**Code that draws figures**.
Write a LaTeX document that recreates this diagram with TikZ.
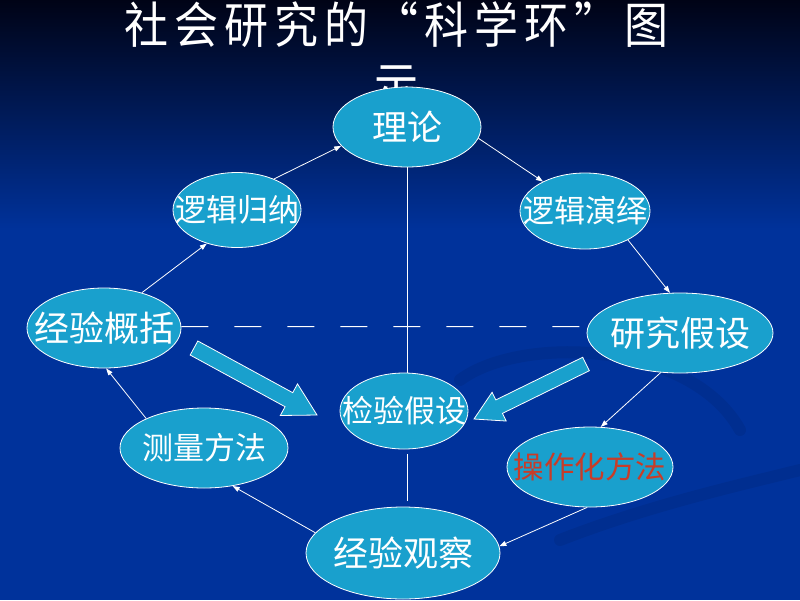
\documentclass[tikz,border=0pt]{standalone}
\usepackage{fontspec}
\setmainfont{Noto Sans CJK SC}
\usetikzlibrary{arrows.meta,calc,shapes.geometric}
\definecolor{bgblue}{RGB}{0,50,155}
\definecolor{bgtop}{RGB}{0,3,22}
\definecolor{ellfill}{RGB}{25,160,205}
\definecolor{redtxt}{RGB}{200,60,40}
\newcommand\tc[1]{\makebox[50pt]{\scalebox{1}[1.12]{#1}}}
\newcommand\ovtext[1]{\makebox[0pt]{#1}}
\newcommand\blkarrow[5]{%
  \coordinate (bab) at ($(#2)!#5!(#1)$);
  \draw[bigarrow] ($(#1)!#3!90:(#2)$) -- ($(bab)!#3!90:(#2)$) -- ($(bab)!#4!90:(#2)$)
    -- (#2) -- ($(bab)!#4!-90:(#2)$) -- ($(bab)!#3!-90:(#2)$) -- ($(#1)!#3!-90:(#2)$) -- cycle;}
\begin{document}
\begin{tikzpicture}[x=1pt,y=-1pt,
  oval/.style={ellipse, draw=white, line width=0.8pt, fill=ellfill, text=white, inner sep=0pt},
  conn/.style={draw=white, line width=0.8pt, -{Triangle[length=7pt,width=5pt]}},
  bigarrow/.style={draw=white, line width=0.8pt, fill=ellfill, line join=miter},
  vline/.style={draw=white, line width=1pt},
  swirl/.style={draw=black, line width=12pt, opacity=0.07, line cap=round},
  fbig/.style={font=\fontsize{35}{40}\selectfont},
  fmid/.style={font=\fontsize{31}{36}\selectfont}]
\useasboundingbox (0,0) rectangle (800,600);
\fill[bgblue] (0,0) rectangle (800,600);
\shade[top color=bgtop, bottom color=bgblue] (0,0) rectangle (800,230);
\draw[swirl] (460,380) .. controls (520,335) and (690,340) .. (740,430);
\draw[swirl] (560,540) .. controls (650,505) and (740,485) .. (800,470);

% title
\node[text=white, font=\fontsize{44}{60}\selectfont, align=center] (title) at (396,55)
  {\tc{社}\tc{会}\tc{研}\tc{究}\tc{的}\tc{“}\tc{科}\tc{学}\tc{环}\tc{”}\tc{图}\\\tc{示}};

% ellipses
\node[oval, fbig, minimum width=148pt, minimum height=80pt] (ll) at (407,127) {\ovtext{理论}};
\node[oval, fmid, minimum width=128pt, minimum height=75pt] (lggn) at (237,210) {\ovtext{逻辑归纳}};
\node[oval, fmid, minimum width=130pt, minimum height=76pt] (lgyy) at (585,211) {\ovtext{逻辑演绎}};
\node[oval, fbig, minimum width=154pt, minimum height=80pt] (jygk) at (104,328) {\ovtext{经验概括}};
\node[oval, fbig, minimum width=186pt, minimum height=80pt] (yjjs) at (680,333) {\ovtext{研究假设}};
\node[oval, fmid, minimum width=128pt, minimum height=76pt] (jyjs) at (404,411) {\ovtext{检验假设}};
\node[oval, fmid, minimum width=168pt, minimum height=80pt] (clff) at (204,448) {\ovtext{测量方法}};
\node[oval, font=\fontsize{30.5}{35}\selectfont, text=redtxt, minimum width=166pt, minimum height=80pt] (czh) at (590,467) {\ovtext{操作化方法}};
\node[oval, fbig, minimum width=194pt, minimum height=92pt] (jygc) at (403,553) {\ovtext{经验观察}};

% vertical and dashed lines
\draw[vline] (ll.south) -- (ll.south |- jyjs.north);
\draw[vline, shorten <=5pt, shorten >=6pt] (ll.south |- jyjs.south) -- (ll.south |- jygc.north);
\draw[vline, dash pattern=on 27pt off 26pt] (jygk.1) -- (yjjs.176);

% connectors
\draw[conn] (lggn.40) -- (ll.196);
\draw[conn] (ll.351) -- (lgyy.145);
\draw[conn] (lgyy.326) -- (yjjs.104);
\draw[conn] (yjjs.244) -- (czh.75);
\draw[conn] (czh.266) -- (jygc.4);
\draw[conn] (jygc.167) -- (clff.307);
\draw[conn] (clff.153) -- (jygk.273);
\draw[conn] (jygk.43) -- (lggn.228);

% block arrows
\coordinate (la-t) at (194,348);
\coordinate (la-h) at (317,415);
\coordinate (ra-t) at (586,364);
\coordinate (ra-h) at (474,419);
\blkarrow{la-t}{la-h}{8pt}{18pt}{32pt}
\blkarrow{ra-t}{ra-h}{7.5pt}{16pt}{28pt}
\end{tikzpicture}
\end{document}
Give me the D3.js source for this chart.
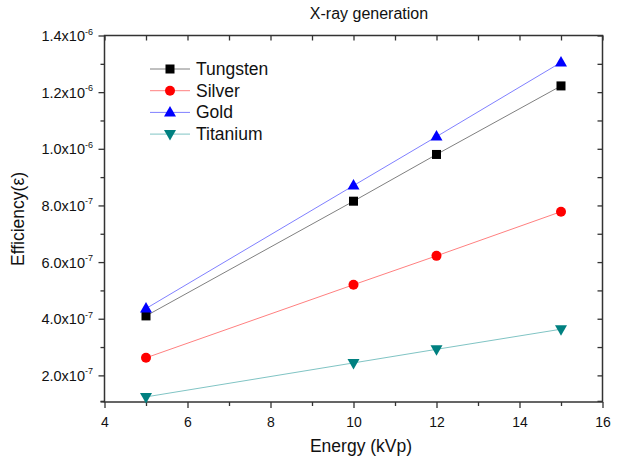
<!DOCTYPE html>
<html><head><meta charset="utf-8">
<script src="https://cdn.jsdelivr.net/npm/d3@7"></script>
<style>body{margin:0;background:#fff;} svg{display:block;} text{font-family:"Liberation Sans",Arial,sans-serif;}</style>
</head><body>
<svg id="c" width="621" height="462"></svg>
<script>
const energy = [5, 10, 12, 15];
const tungsten = [4.1e-7, 8.15e-7, 9.8e-7, 1.222e-6];
const silver = [2.62e-7, 5.2e-7, 6.22e-7, 7.78e-7];
const gold = [4.36e-7, 8.7e-7, 1.043e-6, 1.305e-6];
const titanium = [1.24e-7, 2.44e-7, 2.92e-7, 3.63e-7];
const seriesNames = ["Tungsten", "Silver", "Gold", "Titanium"];
const xTicks = [4, 6, 8, 10, 12, 14, 16];
const yTickMant = ["2.0", "4.0", "6.0", "8.0", "1.0", "1.2", "1.4"];
const yTickExp = ["-7", "-7", "-7", "-7", "-6", "-6", "-6"];
const yTicks = [2e-7, 4e-7, 6e-7, 8e-7, 1.0e-6, 1.2e-6, 1.4e-6];

const styles = [
  {line:"#808080", fill:"#000000", shape:"square"},
  {line:"#ff8080", fill:"#ff0000", shape:"circle"},
  {line:"#8080ff", fill:"#0000ff", shape:"up"},
  {line:"#80c4c4", fill:"#008080", shape:"down"}
];
const allSeries = [tungsten, silver, gold, titanium];

const svg = d3.select("#c");
const L = 104.5, R = 602.5, T = 35.5, B = 402;
const x = d3.scaleLinear().domain([4, 16]).range([L, R]);
const y = d3.scaleLinear().domain([1.06e-7, 1.4e-6]).range([B, T]);

svg.append("rect").attr("x", L).attr("y", T).attr("width", R - L).attr("height", B - T)
  .attr("fill", "none").attr("stroke", "#333").attr("stroke-width", 1.5);

const xMinor = d3.range(5, 16, 2);
const yMinor = [1.1e-7, 3e-7, 5e-7, 7e-7, 9e-7, 1.1e-6, 1.3e-6];
const style = g => { g.select(".domain").remove(); g.selectAll("line").attr("stroke", "#333").attr("stroke-width", 1.3); };

const gx = svg.append("g").attr("transform", `translate(0,${B})`)
  .call(d3.axisBottom(x).tickValues(xTicks).tickSize(6).tickSizeOuter(0).tickFormat(d3.format("d")))
  .call(style);
gx.selectAll("text").attr("font-size", 14).attr("fill", "#111").attr("dy", "1.15em");
svg.append("g").attr("transform", `translate(0,${B})`)
  .call(d3.axisBottom(x).tickValues(xMinor).tickSize(4).tickFormat("")).call(style);
svg.append("g").attr("transform", `translate(0,${T})`)
  .call(d3.axisBottom(x).tickValues(xTicks.concat(xMinor)).tickSize(5).tickFormat("")).call(style);

svg.append("g").attr("transform", `translate(${L},0)`)
  .call(d3.axisLeft(y).tickValues(yTicks).tickSize(6).tickFormat("")).call(style);
svg.append("g").attr("transform", `translate(${L},0)`)
  .call(d3.axisLeft(y).tickValues(yMinor).tickSize(4).tickFormat("")).call(style);
svg.append("line").attr("x1", L - 4).attr("x2", L).attr("y1", B).attr("y2", B).attr("stroke", "#333").attr("stroke-width", 1.3);
yTicks.forEach((v, i) => {
  const t = svg.append("text").attr("x", 93).attr("y", y(v) + 5.5).attr("text-anchor", "end")
    .attr("font-size", 14.5).attr("fill", "#111");
  t.append("tspan").text(yTickMant[i] + "x10");
  t.append("tspan").attr("dy", -6.5).attr("font-size", 9).text(yTickExp[i]);
});
svg.append("g").attr("transform", `translate(${R},0)`)
  .call(d3.axisRight(y).tickValues(yTicks.concat(yMinor)).tickSize(-5).tickFormat("")).call(style);

const lineGen = d3.line().x((d, i) => x(energy[i])).y(d => y(d));
function marker(g, shape, cx, cy, fill) {
  if (shape === "square") g.append("rect").attr("x", cx - 4.5).attr("y", cy - 4.5).attr("width", 9).attr("height", 9).attr("fill", fill);
  else if (shape === "circle") g.append("circle").attr("cx", cx).attr("cy", cy).attr("r", 5).attr("fill", fill);
  else if (shape === "up") g.append("path").attr("d", `M${cx},${cy - 6.5}L${cx + 6},${cy + 4}L${cx - 6},${cy + 4}Z`).attr("fill", fill);
  else g.append("path").attr("d", `M${cx},${cy + 6.5}L${cx + 6},${cy - 4}L${cx - 6},${cy - 4}Z`).attr("fill", fill);
}
allSeries.forEach((s, k) => {
  svg.append("path").datum(s).attr("d", lineGen).attr("fill", "none")
    .attr("stroke", styles[k].line).attr("stroke-width", 1);
});
allSeries.forEach((s, k) => {
  const g = svg.append("g");
  s.forEach((v, i) => marker(g, styles[k].shape, x(energy[i]), y(v), styles[k].fill));
});

seriesNames.forEach((n, k) => {
  const ly = 69 + k * 21.7;
  svg.append("line").attr("x1", 150).attr("x2", 190).attr("y1", ly).attr("y2", ly)
    .attr("stroke", styles[k].line).attr("stroke-width", 1);
  marker(svg, styles[k].shape, 170, ly, styles[k].fill);
  svg.append("text").attr("x", 196).attr("y", ly + 6).attr("font-size", 17.5).attr("fill", "#111").text(n);
});

svg.append("text").attr("x", 369).attr("y", 19).attr("text-anchor", "middle").attr("font-size", 16).attr("fill", "#111").text("X-ray generation");
svg.append("text").attr("x", 361).attr("y", 452).attr("text-anchor", "middle").attr("font-size", 17.5).attr("fill", "#111").text("Energy (kVp)");
svg.append("text").attr("transform", "translate(24,219) rotate(-90)").attr("text-anchor", "middle").attr("font-size", 17.5).attr("fill", "#111").text("Efficiency(ε)");
</script>
</body></html>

**Set exercise**.
Copy all the lines above that hold the string "this".

**Written solution**.
Write a LaTeX document that recreates this diagram with TikZ.
Give me the D3.js source for this chart.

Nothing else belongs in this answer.